(Aim of the task)
Working from the top of the listing below, retype each line through the line containing "ticks_y = [1.1, 1.2, 1.3, 1.4]", both included, with no pictures.

● ● ● ●

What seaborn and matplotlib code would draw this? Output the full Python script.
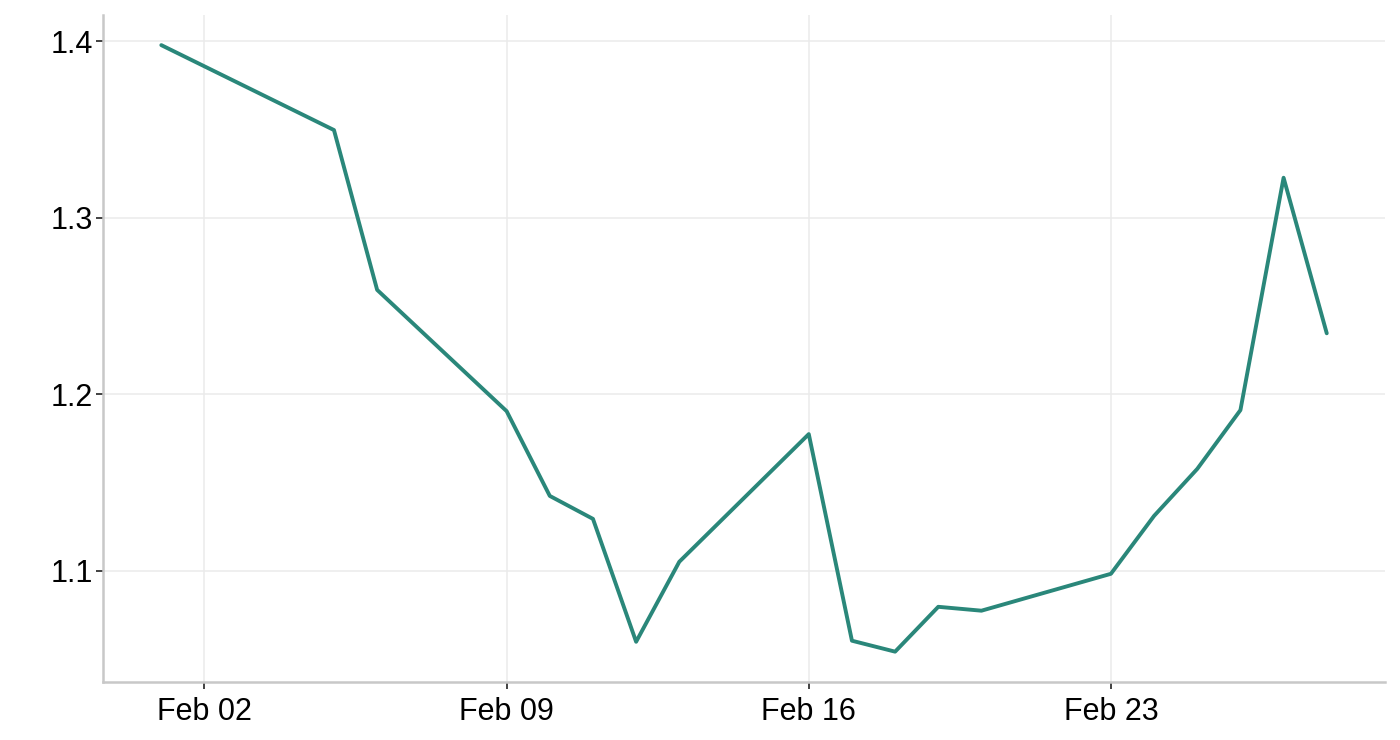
import matplotlib
matplotlib.use("Agg")
import matplotlib.pyplot as plt
import matplotlib.dates as mdates
import seaborn as sns
import pandas as pd

fechas = ["2026-02-01", "2026-02-05", "2026-02-06", "2026-02-09", "2026-02-10",
          "2026-02-11", "2026-02-12", "2026-02-13", "2026-02-16", "2026-02-17",
          "2026-02-18", "2026-02-19", "2026-02-20", "2026-02-23", "2026-02-24",
          "2026-02-25", "2026-02-26", "2026-02-27", "2026-02-28"]
valores = [1.3977, 1.3496, 1.2591, 1.1904, 1.1424,
           1.1294, 1.0598, 1.1051, 1.1774, 1.0604,
           1.0542, 1.0796, 1.0774, 1.0983, 1.1311,
           1.1577, 1.1910, 1.3226, 1.2345]
ticks_x = ["2026-02-02", "2026-02-09", "2026-02-16", "2026-02-23"]
ticks_y = [1.1, 1.2, 1.3, 1.4]

df = pd.DataFrame({"fecha": pd.to_datetime(fechas), "valor": valores})

sns.set_theme(style="whitegrid")
plt.rcParams["font.family"] = ["Liberation Sans", "DejaVu Sans"]

fig = plt.figure(figsize=(14, 7.4), dpi=100)
ax = fig.add_axes([0.0736, 0.0784, 0.9157, 0.9016])

sns.lineplot(data=df, x="fecha", y="valor", color="#2a877a", linewidth=2.8, ax=ax)

ax.set_xticks(pd.to_datetime(ticks_x))
ax.xaxis.set_major_formatter(mdates.DateFormatter("%b %d"))
ax.set_yticks(ticks_y)
ax.set_yticklabels([f"{v:.1f}" for v in ticks_y])
ax.set_xlabel("")
ax.set_ylabel("")
ax.margins(x=0.05, y=0.05)

ax.set_facecolor("white")
ax.grid(True, color="#ebebeb", linewidth=1.1)
for lado in ["top", "right"]:
    ax.spines[lado].set_visible(False)
for lado in ["left", "bottom"]:
    ax.spines[lado].set_color("#c8c8c8")
    ax.spines[lado].set_linewidth(1.8)
ax.tick_params(axis="both", length=5, width=1.3, color="#333333",
               labelsize=22, labelcolor="black", bottom=True, left=True)
ax.tick_params(axis="x", pad=6)
ax.tick_params(axis="y", pad=2)

fig.savefig("out.png", dpi=100, facecolor="white")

● ● ● ●

(Solution to the problem)
What seaborn and matplotlib code would draw this? Output the full Python script.
import matplotlib
matplotlib.use("Agg")
import matplotlib.pyplot as plt
import matplotlib.dates as mdates
import seaborn as sns
import pandas as pd

fechas = ["2026-02-01", "2026-02-05", "2026-02-06", "2026-02-09", "2026-02-10",
          "2026-02-11", "2026-02-12", "2026-02-13", "2026-02-16", "2026-02-17",
          "2026-02-18", "2026-02-19", "2026-02-20", "2026-02-23", "2026-02-24",
          "2026-02-25", "2026-02-26", "2026-02-27", "2026-02-28"]
valores = [1.3977, 1.3496, 1.2591, 1.1904, 1.1424,
           1.1294, 1.0598, 1.1051, 1.1774, 1.0604,
           1.0542, 1.0796, 1.0774, 1.0983, 1.1311,
           1.1577, 1.1910, 1.3226, 1.2345]
ticks_x = ["2026-02-02", "2026-02-09", "2026-02-16", "2026-02-23"]
ticks_y = [1.1, 1.2, 1.3, 1.4]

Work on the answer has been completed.